[Dataset rows start]

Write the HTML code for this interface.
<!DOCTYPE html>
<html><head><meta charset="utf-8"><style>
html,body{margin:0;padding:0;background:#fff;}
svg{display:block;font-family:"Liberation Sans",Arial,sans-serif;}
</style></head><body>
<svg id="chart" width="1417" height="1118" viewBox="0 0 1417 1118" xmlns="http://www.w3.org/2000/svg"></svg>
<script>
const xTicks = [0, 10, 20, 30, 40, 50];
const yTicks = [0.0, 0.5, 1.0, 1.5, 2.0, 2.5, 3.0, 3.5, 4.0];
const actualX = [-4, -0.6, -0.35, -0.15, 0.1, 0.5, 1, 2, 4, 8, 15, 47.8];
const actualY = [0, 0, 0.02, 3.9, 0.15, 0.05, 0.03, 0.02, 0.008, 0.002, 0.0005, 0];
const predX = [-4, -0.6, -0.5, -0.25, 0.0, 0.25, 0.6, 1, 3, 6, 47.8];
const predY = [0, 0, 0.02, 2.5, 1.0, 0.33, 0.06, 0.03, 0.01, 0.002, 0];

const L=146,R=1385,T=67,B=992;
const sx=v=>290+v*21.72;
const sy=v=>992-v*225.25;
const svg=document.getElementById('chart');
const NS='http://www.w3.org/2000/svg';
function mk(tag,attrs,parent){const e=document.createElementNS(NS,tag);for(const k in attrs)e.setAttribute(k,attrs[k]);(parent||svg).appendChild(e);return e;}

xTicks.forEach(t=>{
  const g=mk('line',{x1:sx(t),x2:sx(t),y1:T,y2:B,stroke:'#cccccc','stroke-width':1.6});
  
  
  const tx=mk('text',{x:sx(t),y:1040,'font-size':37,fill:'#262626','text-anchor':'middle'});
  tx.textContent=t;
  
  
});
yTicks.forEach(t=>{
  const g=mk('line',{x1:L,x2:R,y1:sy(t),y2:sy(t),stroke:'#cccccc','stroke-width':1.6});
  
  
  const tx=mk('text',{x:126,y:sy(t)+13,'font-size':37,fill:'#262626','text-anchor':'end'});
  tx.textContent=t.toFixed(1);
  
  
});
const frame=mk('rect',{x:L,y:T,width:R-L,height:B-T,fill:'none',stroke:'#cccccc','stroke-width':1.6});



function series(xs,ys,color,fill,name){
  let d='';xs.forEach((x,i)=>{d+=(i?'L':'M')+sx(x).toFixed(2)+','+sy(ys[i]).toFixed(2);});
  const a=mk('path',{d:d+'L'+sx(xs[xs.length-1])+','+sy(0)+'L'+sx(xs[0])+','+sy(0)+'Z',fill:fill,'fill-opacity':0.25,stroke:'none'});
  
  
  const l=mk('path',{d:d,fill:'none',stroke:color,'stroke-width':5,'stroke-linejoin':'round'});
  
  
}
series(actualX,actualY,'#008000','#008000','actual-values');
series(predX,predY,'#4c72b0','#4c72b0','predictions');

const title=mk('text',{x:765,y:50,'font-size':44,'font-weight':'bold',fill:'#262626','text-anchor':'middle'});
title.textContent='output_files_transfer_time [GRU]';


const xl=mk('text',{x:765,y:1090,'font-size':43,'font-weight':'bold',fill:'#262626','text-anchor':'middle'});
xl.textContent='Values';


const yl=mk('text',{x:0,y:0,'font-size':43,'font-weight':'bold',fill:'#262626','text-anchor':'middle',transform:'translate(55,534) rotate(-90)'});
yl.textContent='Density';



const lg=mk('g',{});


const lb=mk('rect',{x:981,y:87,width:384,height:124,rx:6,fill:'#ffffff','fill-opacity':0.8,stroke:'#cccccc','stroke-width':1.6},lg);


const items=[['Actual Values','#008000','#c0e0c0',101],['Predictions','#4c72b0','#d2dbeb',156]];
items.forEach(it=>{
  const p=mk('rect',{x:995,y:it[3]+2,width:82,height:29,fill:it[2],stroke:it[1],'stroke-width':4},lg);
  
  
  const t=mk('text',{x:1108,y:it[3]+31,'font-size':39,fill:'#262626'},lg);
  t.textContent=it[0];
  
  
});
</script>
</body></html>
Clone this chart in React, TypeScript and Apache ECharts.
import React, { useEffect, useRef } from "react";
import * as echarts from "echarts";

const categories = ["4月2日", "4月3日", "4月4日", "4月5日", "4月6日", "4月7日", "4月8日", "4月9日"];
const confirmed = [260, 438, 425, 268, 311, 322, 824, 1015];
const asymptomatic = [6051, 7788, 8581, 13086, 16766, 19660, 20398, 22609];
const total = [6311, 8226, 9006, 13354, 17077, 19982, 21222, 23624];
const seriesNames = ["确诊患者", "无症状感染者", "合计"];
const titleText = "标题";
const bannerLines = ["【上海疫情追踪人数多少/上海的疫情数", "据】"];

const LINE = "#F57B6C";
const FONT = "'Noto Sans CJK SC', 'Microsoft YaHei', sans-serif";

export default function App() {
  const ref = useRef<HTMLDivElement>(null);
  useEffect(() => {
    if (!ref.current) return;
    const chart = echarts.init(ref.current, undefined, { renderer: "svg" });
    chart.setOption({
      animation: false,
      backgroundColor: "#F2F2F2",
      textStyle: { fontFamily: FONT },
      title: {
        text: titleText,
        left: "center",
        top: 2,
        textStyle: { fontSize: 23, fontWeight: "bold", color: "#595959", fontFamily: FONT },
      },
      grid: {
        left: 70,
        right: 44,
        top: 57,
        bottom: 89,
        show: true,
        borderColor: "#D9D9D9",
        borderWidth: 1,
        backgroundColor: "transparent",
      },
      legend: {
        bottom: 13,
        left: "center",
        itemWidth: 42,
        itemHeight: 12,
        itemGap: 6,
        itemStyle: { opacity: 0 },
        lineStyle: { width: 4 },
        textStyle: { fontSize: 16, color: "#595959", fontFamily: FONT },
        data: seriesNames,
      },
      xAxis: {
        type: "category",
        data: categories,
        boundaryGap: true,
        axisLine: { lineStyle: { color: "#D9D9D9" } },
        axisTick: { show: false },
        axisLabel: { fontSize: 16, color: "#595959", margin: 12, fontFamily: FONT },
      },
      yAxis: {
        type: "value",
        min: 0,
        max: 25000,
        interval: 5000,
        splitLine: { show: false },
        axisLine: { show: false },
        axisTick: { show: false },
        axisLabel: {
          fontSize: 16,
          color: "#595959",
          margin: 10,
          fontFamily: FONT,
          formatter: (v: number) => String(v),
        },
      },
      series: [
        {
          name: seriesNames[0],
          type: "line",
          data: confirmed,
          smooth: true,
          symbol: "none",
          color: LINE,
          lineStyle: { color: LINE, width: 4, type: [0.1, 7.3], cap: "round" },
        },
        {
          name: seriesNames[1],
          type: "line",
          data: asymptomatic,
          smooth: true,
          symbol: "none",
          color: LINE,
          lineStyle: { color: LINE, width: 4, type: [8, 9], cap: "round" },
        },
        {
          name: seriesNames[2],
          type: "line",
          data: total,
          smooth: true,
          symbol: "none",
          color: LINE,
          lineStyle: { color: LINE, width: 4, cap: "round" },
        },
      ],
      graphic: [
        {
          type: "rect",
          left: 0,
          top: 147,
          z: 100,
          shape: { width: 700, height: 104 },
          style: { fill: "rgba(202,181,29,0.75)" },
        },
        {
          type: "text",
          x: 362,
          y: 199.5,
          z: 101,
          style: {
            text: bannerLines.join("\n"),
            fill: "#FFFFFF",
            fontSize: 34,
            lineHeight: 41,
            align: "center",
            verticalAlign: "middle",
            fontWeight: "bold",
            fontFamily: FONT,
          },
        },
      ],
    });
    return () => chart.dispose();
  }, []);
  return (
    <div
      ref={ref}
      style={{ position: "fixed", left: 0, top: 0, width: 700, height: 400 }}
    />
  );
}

[Dataset rows end]

:: Written exercise ::
Repeat all the entries exactly as given.

:: Written answer ::
Write the HTML code for this interface.
<!DOCTYPE html>
<html><head><meta charset="utf-8"><style>
html,body{margin:0;padding:0;background:#fff;}
svg{display:block;font-family:"Liberation Sans",Arial,sans-serif;}
</style></head><body>
<svg id="chart" width="1417" height="1118" viewBox="0 0 1417 1118" xmlns="http://www.w3.org/2000/svg"></svg>
<script>
const xTicks = [0, 10, 20, 30, 40, 50];
const yTicks = [0.0, 0.5, 1.0, 1.5, 2.0, 2.5, 3.0, 3.5, 4.0];
const actualX = [-4, -0.6, -0.35, -0.15, 0.1, 0.5, 1, 2, 4, 8, 15, 47.8];
const actualY = [0, 0, 0.02, 3.9, 0.15, 0.05, 0.03, 0.02, 0.008, 0.002, 0.0005, 0];
const predX = [-4, -0.6, -0.5, -0.25, 0.0, 0.25, 0.6, 1, 3, 6, 47.8];
const predY = [0, 0, 0.02, 2.5, 1.0, 0.33, 0.06, 0.03, 0.01, 0.002, 0];

const L=146,R=1385,T=67,B=992;
const sx=v=>290+v*21.72;
const sy=v=>992-v*225.25;
const svg=document.getElementById('chart');
const NS='http://www.w3.org/2000/svg';
function mk(tag,attrs,parent){const e=document.createElementNS(NS,tag);for(const k in attrs)e.setAttribute(k,attrs[k]);(parent||svg).appendChild(e);return e;}

xTicks.forEach(t=>{
  const g=mk('line',{x1:sx(t),x2:sx(t),y1:T,y2:B,stroke:'#cccccc','stroke-width':1.6});
  
  
  const tx=mk('text',{x:sx(t),y:1040,'font-size':37,fill:'#262626','text-anchor':'middle'});
  tx.textContent=t;
  
  
});
yTicks.forEach(t=>{
  const g=mk('line',{x1:L,x2:R,y1:sy(t),y2:sy(t),stroke:'#cccccc','stroke-width':1.6});
  
  
  const tx=mk('text',{x:126,y:sy(t)+13,'font-size':37,fill:'#262626','text-anchor':'end'});
  tx.textContent=t.toFixed(1);
  
  
});
const frame=mk('rect',{x:L,y:T,width:R-L,height:B-T,fill:'none',stroke:'#cccccc','stroke-width':1.6});



function series(xs,ys,color,fill,name){
  let d='';xs.forEach((x,i)=>{d+=(i?'L':'M')+sx(x).toFixed(2)+','+sy(ys[i]).toFixed(2);});
  const a=mk('path',{d:d+'L'+sx(xs[xs.length-1])+','+sy(0)+'L'+sx(xs[0])+','+sy(0)+'Z',fill:fill,'fill-opacity':0.25,stroke:'none'});
  
  
  const l=mk('path',{d:d,fill:'none',stroke:color,'stroke-width':5,'stroke-linejoin':'round'});
  
  
}
series(actualX,actualY,'#008000','#008000','actual-values');
series(predX,predY,'#4c72b0','#4c72b0','predictions');

const title=mk('text',{x:765,y:50,'font-size':44,'font-weight':'bold',fill:'#262626','text-anchor':'middle'});
title.textContent='output_files_transfer_time [GRU]';


const xl=mk('text',{x:765,y:1090,'font-size':43,'font-weight':'bold',fill:'#262626','text-anchor':'middle'});
xl.textContent='Values';


const yl=mk('text',{x:0,y:0,'font-size':43,'font-weight':'bold',fill:'#262626','text-anchor':'middle',transform:'translate(55,534) rotate(-90)'});
yl.textContent='Density';



const lg=mk('g',{});


const lb=mk('rect',{x:981,y:87,width:384,height:124,rx:6,fill:'#ffffff','fill-opacity':0.8,stroke:'#cccccc','stroke-width':1.6},lg);


const items=[['Actual Values','#008000','#c0e0c0',101],['Predictions','#4c72b0','#d2dbeb',156]];
items.forEach(it=>{
  const p=mk('rect',{x:995,y:it[3]+2,width:82,height:29,fill:it[2],stroke:it[1],'stroke-width':4},lg);
  
  
  const t=mk('text',{x:1108,y:it[3]+31,'font-size':39,fill:'#262626'},lg);
  t.textContent=it[0];
  
  
});
</script>
</body></html>
Clone this chart in React, TypeScript and Apache ECharts.
import React, { useEffect, useRef } from "react";
import * as echarts from "echarts";

const categories = ["4月2日", "4月3日", "4月4日", "4月5日", "4月6日", "4月7日", "4月8日", "4月9日"];
const confirmed = [260, 438, 425, 268, 311, 322, 824, 1015];
const asymptomatic = [6051, 7788, 8581, 13086, 16766, 19660, 20398, 22609];
const total = [6311, 8226, 9006, 13354, 17077, 19982, 21222, 23624];
const seriesNames = ["确诊患者", "无症状感染者", "合计"];
const titleText = "标题";
const bannerLines = ["【上海疫情追踪人数多少/上海的疫情数", "据】"];

const LINE = "#F57B6C";
const FONT = "'Noto Sans CJK SC', 'Microsoft YaHei', sans-serif";

export default function App() {
  const ref = useRef<HTMLDivElement>(null);
  useEffect(() => {
    if (!ref.current) return;
    const chart = echarts.init(ref.current, undefined, { renderer: "svg" });
    chart.setOption({
      animation: false,
      backgroundColor: "#F2F2F2",
      textStyle: { fontFamily: FONT },
      title: {
        text: titleText,
        left: "center",
        top: 2,
        textStyle: { fontSize: 23, fontWeight: "bold", color: "#595959", fontFamily: FONT },
      },
      grid: {
        left: 70,
        right: 44,
        top: 57,
        bottom: 89,
        show: true,
        borderColor: "#D9D9D9",
        borderWidth: 1,
        backgroundColor: "transparent",
      },
      legend: {
        bottom: 13,
        left: "center",
        itemWidth: 42,
        itemHeight: 12,
        itemGap: 6,
        itemStyle: { opacity: 0 },
        lineStyle: { width: 4 },
        textStyle: { fontSize: 16, color: "#595959", fontFamily: FONT },
        data: seriesNames,
      },
      xAxis: {
        type: "category",
        data: categories,
        boundaryGap: true,
        axisLine: { lineStyle: { color: "#D9D9D9" } },
        axisTick: { show: false },
        axisLabel: { fontSize: 16, color: "#595959", margin: 12, fontFamily: FONT },
      },
      yAxis: {
        type: "value",
        min: 0,
        max: 25000,
        interval: 5000,
        splitLine: { show: false },
        axisLine: { show: false },
        axisTick: { show: false },
        axisLabel: {
          fontSize: 16,
          color: "#595959",
          margin: 10,
          fontFamily: FONT,
          formatter: (v: number) => String(v),
        },
      },
      series: [
        {
          name: seriesNames[0],
          type: "line",
          data: confirmed,
          smooth: true,
          symbol: "none",
          color: LINE,
          lineStyle: { color: LINE, width: 4, type: [0.1, 7.3], cap: "round" },
        },
        {
          name: seriesNames[1],
          type: "line",
          data: asymptomatic,
          smooth: true,
          symbol: "none",
          color: LINE,
          lineStyle: { color: LINE, width: 4, type: [8, 9], cap: "round" },
        },
        {
          name: seriesNames[2],
          type: "line",
          data: total,
          smooth: true,
          symbol: "none",
          color: LINE,
          lineStyle: { color: LINE, width: 4, cap: "round" },
        },
      ],
      graphic: [
        {
          type: "rect",
          left: 0,
          top: 147,
          z: 100,
          shape: { width: 700, height: 104 },
          style: { fill: "rgba(202,181,29,0.75)" },
        },
        {
          type: "text",
          x: 362,
          y: 199.5,
          z: 101,
          style: {
            text: bannerLines.join("\n"),
            fill: "#FFFFFF",
            fontSize: 34,
            lineHeight: 41,
            align: "center",
            verticalAlign: "middle",
            fontWeight: "bold",
            fontFamily: FONT,
          },
        },
      ],
    });
    return () => chart.dispose();
  }, []);
  return (
    <div
      ref={ref}
      style={{ position: "fixed", left: 0, top: 0, width: 700, height: 400 }}
    />
  );
}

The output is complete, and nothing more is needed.